One bright summer day we left home. We packed a lunch and the family into an old 1939 Studebaker automobile and journeyed to Independence Rock. It was a long, hot trip. When we arrived some hours later, we parked our car. Looking around we could see in the distance a group of men surrounding a large, rocky mound that could be seen for miles in all directions. My brother and I accompanied our father. I remember walking through the sagebrush and grass toward the group of people by the rock. I remember distinctly approaching the man who is now the President of the Church. I remember the recognition accorded to my father, and I remember the words that were spoken.

My father said, “Elder Kimball, do you remember me?”

That was the first time in my life I could remember anyone being called “elder” anything. That was the heritage of our friendly, little branch, I suppose. My father’s words seemed very strange to me.

Elder Kimball turned to my father and said, “Brother Howard, how good to see you again.” Then he asked, “Are these your boys?” Father said, “Yes.” Elder Kimball said, “It is so kind of you to come.”

I stood there waiting for something momentous to happen. Something like “Dr. Livingston, I presume.” But that was all. That was all. I don’t remember anything else being said. I remember that Elder Kimball was busy. Others were making demands upon his time, and there were ceremonial functions to be performed. There may have been other things said to my father, but I don’t remember them. I was disappointed that we had come so far and looked forward with so much anticipation to a conversation that was three sentences long.

We participated in the festivities of the occasion. Afterwards we ate our lunch on the plains, climbed the rock, and noted the inscriptions that had been made by pioneers. It turned out to be not such a bad day after all. Late that evening we returned home. We resumed our routine lives. I remember thinking then that it might have been easier to watch the event on television. I felt let down at the time.

And I don’t believe it made a bit of difference to the Church or to Elder Kimball that we made that trip. But it made a difference to my father. The reward of renewing that association was important enough to him to cause him to make the journey. He let us know that we had been a part of a great event and that we had been privileged to have a glimpse of a great heritage.

I have thought about that excursion many times since. I have come to realize that it was my father’s love for the Lord and the Church and the Lord’s servants that caused him to want to make the trip. I realize that he loved the General Authorities and sustained them. This awareness, which grew in me over the years, meant much more to me than all the telling he could have ever done.

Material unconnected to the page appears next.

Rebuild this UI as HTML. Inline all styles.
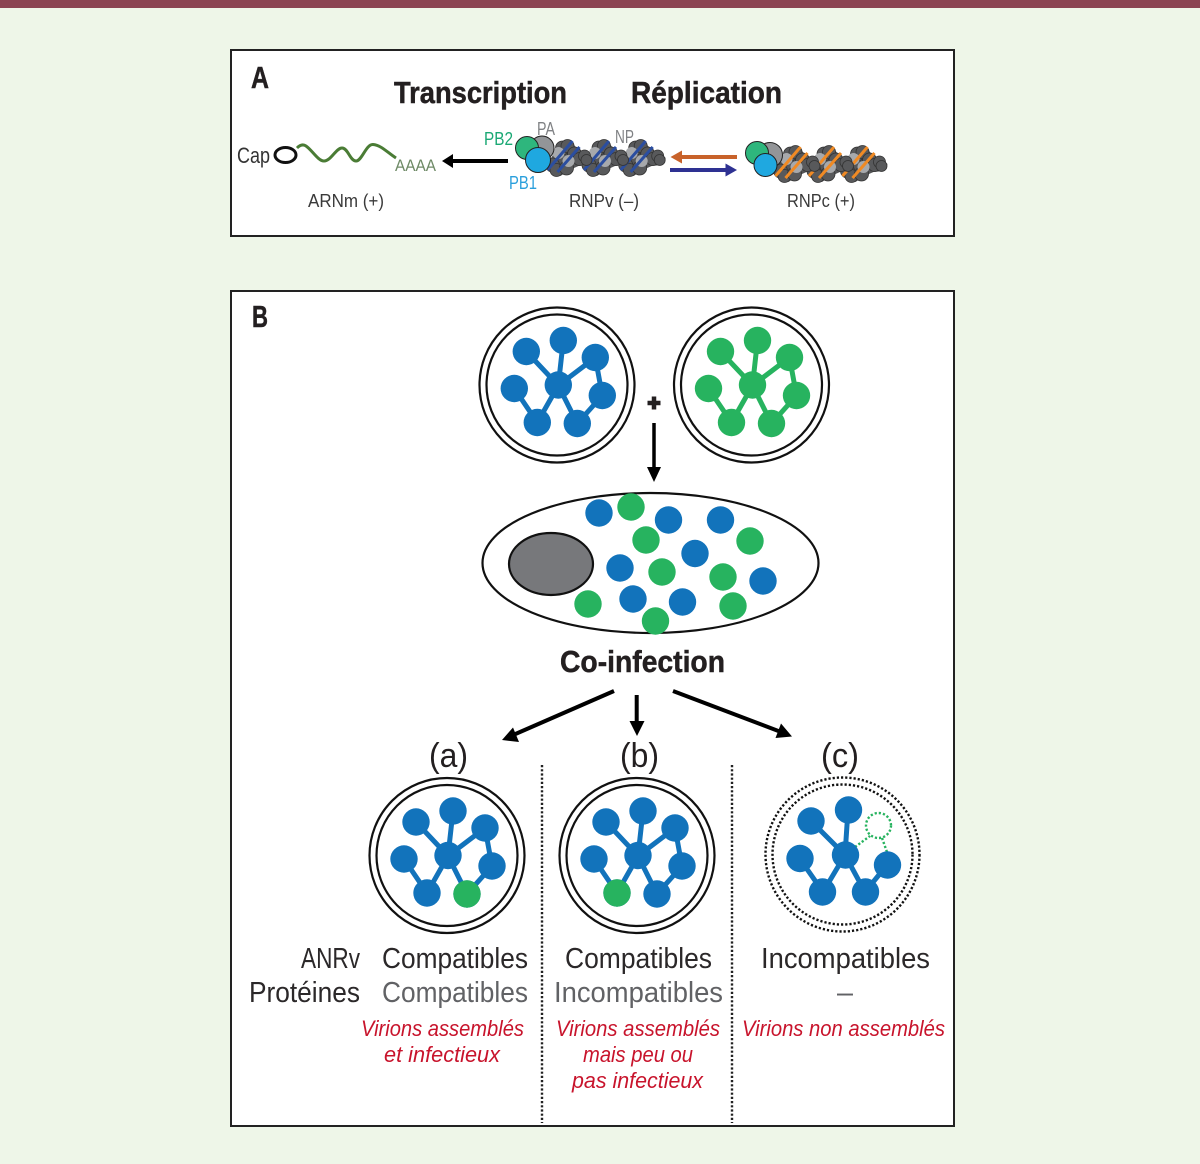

The fact that he would involve us and the fact that by his example he taught us what he thought about the gospel of Jesus Christ have since that time become great lessons for me. He taught me, and I have learned, that you cannot be a passive member of the Church. I learned that association and fellowship with great men are worth whatever price you have to pay to attain them. They are worth enduring heat; they are worth a long trip; they are worth temporary inconvenience. They are the lasting things of life.